By Robert J.
O’Connell
My father remains a shadowy
figure in my remembrances. I suppose that this arose from my Mother’s
persistent warning that he was always about to die. The particular fact was that my father had
Hemophilia. He was a bleeder. We were all taught to wait for the next big hemorrhage
that was sure to kill him. Many had already occurred and left him a cripple. In
fact, she told us that if we were not good he would have to beat us and this
would cause the next big one to happen.
As a consequence I and all five of my younger siblings were very cautious
around Dad. Although he started off his adult life being the prosperous
proprietor of several local barber shops, the depression put him out of
business. He often remarked that at that time you couldn’t give away a nickel
haircut. This always made me imagine a whole crowd of bearded and shaggy men in
the neighborhood. Because he was on crutches and a bleeder he was not able to
get regular work to support his growing family and as a consequence we lived on
welfare and largely, I guess, by his wits.
I have since come to realize
that many of the traits that I blamed him for at the time were common to all
those who survived the depression. He always dealt in the barter economy even
latter in life when he had enough cash to buy what was wanted. He would put together very complicated many
step deals that would allow him to swap something he had with a whole chain of
cronies to arrive at the item he wanted. These chains of swaps often took long
periods of time. When I was ten he promised to get me a much desired two wheel
bike. In the long run (~six years) , the bike was provided although it lacked
one pedal and a seat. They too came to me later over another year or so. As a
consequence of this type of event I came early to believe that he was a liar.
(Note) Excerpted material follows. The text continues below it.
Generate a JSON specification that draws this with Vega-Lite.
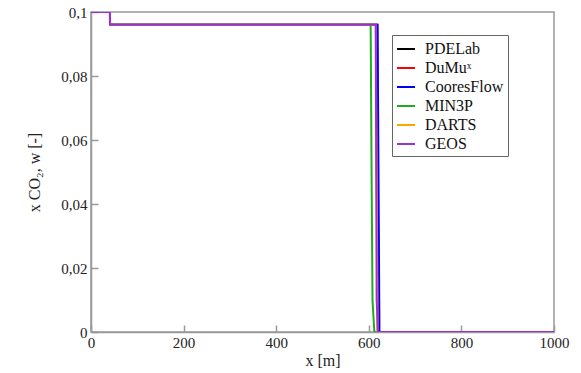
{
  "$schema": "https://vega.github.io/schema/vega-lite/v6.json",
  "width": 463,
  "height": 320,
  "autosize": {"type": "none"},
  "padding": {"left": 91, "top": 12, "right": 27, "bottom": 41},
  "background": "white",
  "config": {
    "view": {"stroke": "#999999", "strokeWidth": 1.5},
    "font": "Liberation Serif",
    "axis": {
      "grid": false,
      "domainColor": "#999999",
      "domainWidth": 1.5,
      "tickColor": "#999999",
      "tickWidth": 1.5,
      "tickSize": -7,
      "labelFont": "Liberation Serif",
      "labelFontSize": 15,
      "labelColor": "#222222",
      "titleFont": "Liberation Serif",
      "titleFontSize": 16,
      "titleFontWeight": "normal",
      "titleColor": "#222222"
    }
  },
  "data": {
    "values": [
      {"series": "PDELab", "i": 1, "x": 0, "y": 0.1},
      {"series": "PDELab", "i": 2, "x": 41, "y": 0.1},
      {"series": "PDELab", "i": 3, "x": 41, "y": 0.096},
      {"series": "PDELab", "i": 4, "x": 618, "y": 0.096},
      {"series": "PDELab", "i": 5, "x": 621, "y": 0},
      {"series": "PDELab", "i": 6, "x": 1000, "y": 0},
      {"series": "DuMuˣ", "i": 1, "x": 0, "y": 0.1},
      {"series": "DuMuˣ", "i": 2, "x": 41, "y": 0.1},
      {"series": "DuMuˣ", "i": 3, "x": 41, "y": 0.096},
      {"series": "DuMuˣ", "i": 4, "x": 616, "y": 0.096},
      {"series": "DuMuˣ", "i": 5, "x": 619, "y": 0},
      {"series": "DuMuˣ", "i": 6, "x": 1000, "y": 0},
      {"series": "CooresFlow", "i": 1, "x": 0, "y": 0.1},
      {"series": "CooresFlow", "i": 2, "x": 41, "y": 0.1},
      {"series": "CooresFlow", "i": 3, "x": 41, "y": 0.096},
      {"series": "CooresFlow", "i": 4, "x": 619, "y": 0.096},
      {"series": "CooresFlow", "i": 5, "x": 623, "y": 0},
      {"series": "CooresFlow", "i": 6, "x": 1000, "y": 0},
      {"series": "MIN3P", "i": 1, "x": 0, "y": 0.1},
      {"series": "MIN3P", "i": 2, "x": 41, "y": 0.1},
      {"series": "MIN3P", "i": 3, "x": 41, "y": 0.096},
      {"series": "MIN3P", "i": 4, "x": 604, "y": 0.096},
      {"series": "MIN3P", "i": 5, "x": 606, "y": 0.05},
      {"series": "MIN3P", "i": 6, "x": 608, "y": 0.01},
      {"series": "MIN3P", "i": 7, "x": 612, "y": 0},
      {"series": "MIN3P", "i": 8, "x": 1000, "y": 0},
      {"series": "DARTS", "i": 1, "x": 0, "y": 0.1},
      {"series": "DARTS", "i": 2, "x": 41, "y": 0.1},
      {"series": "DARTS", "i": 3, "x": 41, "y": 0.096},
      {"series": "DARTS", "i": 4, "x": 615, "y": 0.096},
      {"series": "DARTS", "i": 5, "x": 619, "y": 0},
      {"series": "DARTS", "i": 6, "x": 1000, "y": 0},
      {"series": "GEOS", "i": 1, "x": 0, "y": 0.1},
      {"series": "GEOS", "i": 2, "x": 41, "y": 0.1},
      {"series": "GEOS", "i": 3, "x": 41, "y": 0.096},
      {"series": "GEOS", "i": 4, "x": 615, "y": 0.096},
      {"series": "GEOS", "i": 5, "x": 617, "y": 0.01},
      {"series": "GEOS", "i": 6, "x": 620, "y": 0},
      {"series": "GEOS", "i": 7, "x": 1000, "y": 0}
    ]
  },
  "mark": {"type": "line", "strokeWidth": 2, "clip": true},
  "encoding": {
    "x": {
      "field": "x",
      "type": "quantitative",
      "scale": {"domain": [0, 1000], "nice": false, "zero": false},
      "axis": {"values": [0, 200, 400, 600, 800, 1000], "format": "d", "title": "x [m]", "labelPadding": 10, "titlePadding": 2, "labelFlush": false}
    },
    "y": {
      "field": "y",
      "type": "quantitative",
      "scale": {"domain": [0, 0.1], "nice": false},
      "axis": {
        "values": [0, 0.02, 0.04, 0.06, 0.08, 0.1],
        "labelExpr": "replace(format(datum.value, '~g'), '.', ',')",
        "title": "x CO₂, w [-]",
        "labelPadding": 11,
        "titlePadding": 18,
        "labelFlush": false
      }
    },
    "order": {"field": "i", "type": "quantitative"},
    "color": {
      "field": "series",
      "type": "nominal",
      "sort": null,
      "scale": {
        "domain": ["PDELab", "DuMuˣ", "CooresFlow", "MIN3P", "DARTS", "GEOS"],
        "range": ["#000000", "#ff0000", "#0000ff", "#22aa22", "#ffa500", "#9b30d8"]
      },
      "legend": {
        "title": null,
        "orient": "none",
        "legendX": 301,
        "legendY": 23,
        "fillColor": "white",
        "strokeColor": "#666666",
        "padding": 4,
        "symbolType": "stroke",
        "symbolStrokeWidth": 2,
        "symbolSize": 324,
        "labelFont": "Liberation Serif",
        "labelFontSize": 16,
        "labelColor": "#111111",
        "rowPadding": 1,
        "labelOffset": 9
      }
    }
  }
}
Now I realize that he just had unrealistic estimates of how long one of these
deals would take, he always meant to accomplish what he said he could..
During the war, when I was
four or five he did get a regular job with the Remington Rand Corp., in Syracuse making trigger guards for 45 automatics. The job
advertisement asked for experienced precision grinders. Instantly, my father
became one. As there were no able bodied men left in town he was hired with
little investigation. After he was shown to his machine and waited for the
supervisor to leave he asked the man next to him to show him how to do it. He
learned fast and worked there for the duration of the war. Sudden prosperity
however had a down side. It turned out that dad was fond of the creature as my
Aunt Kate explained, and was likely to spend most of his paycheck standing
drinks for his friends in one of the many local bars.
Payday was Saturday, and my
Mother routinely sent me to accompany him to get his check with the notion that
he couldn’t take me into a bar. I can still remember the nutty, beery smell of
the dark room. I got to watch the bubbles in the jukebox and sit on a tall
stool and drink orange soda out of a small glass and eat all the peanuts I
wanted. It was fun. But when we did get home and the deficit was noted my
Mother took me aside and asked where we had been. I gave an ambiguous answer
since I really didn’t know where we had been. Mom then asked what Dad had to
drink. I said “tea with foam on it”. That was what I thought it was as we had
never had beer in the house.
Mom solved this drinking
problem in a very straight forward way. The next time he came home a little
tipsy and with a lean wallet, she broke his nose by throwing an empty hammered
aluminum coffee pot at him. I can still remember my fascination watching him
lie on the bed with trickles of blood running down into his eye sockets from
the exposed cartilage of his broken nasal septum. He mumbled that he was going
to get even with her but as she out weighed him by at least fifty pounds it
never come up and he abstained from alcohol the rest of his life. Although
there was often whisky in the house, it was reserved for the occasional guest.
We were a very popular family
in the Housing Project because we owned a TV set. Dad was able to swap
something for a used one from one of his friends who worked for a local
electronics store. I still remember the giant Dumont
console with the small screen and a giant magnifying glass on the front. At 3pm every day the local kids would line up at our back
door to come in and watch the cartoon show. Mom made them all remove their
shoes and to sit quietly on the living room floor. After Howdy Doody was
finished at five they all went home. Dad recognized that TV was the coming thing
and instantly became a TV repairman. He put a sign in our kitchen window “TV
Repair” and gradually business started to pick up. Now Dad knew absolutely
nothing about how TV’s worked. But he did knew how to fix them.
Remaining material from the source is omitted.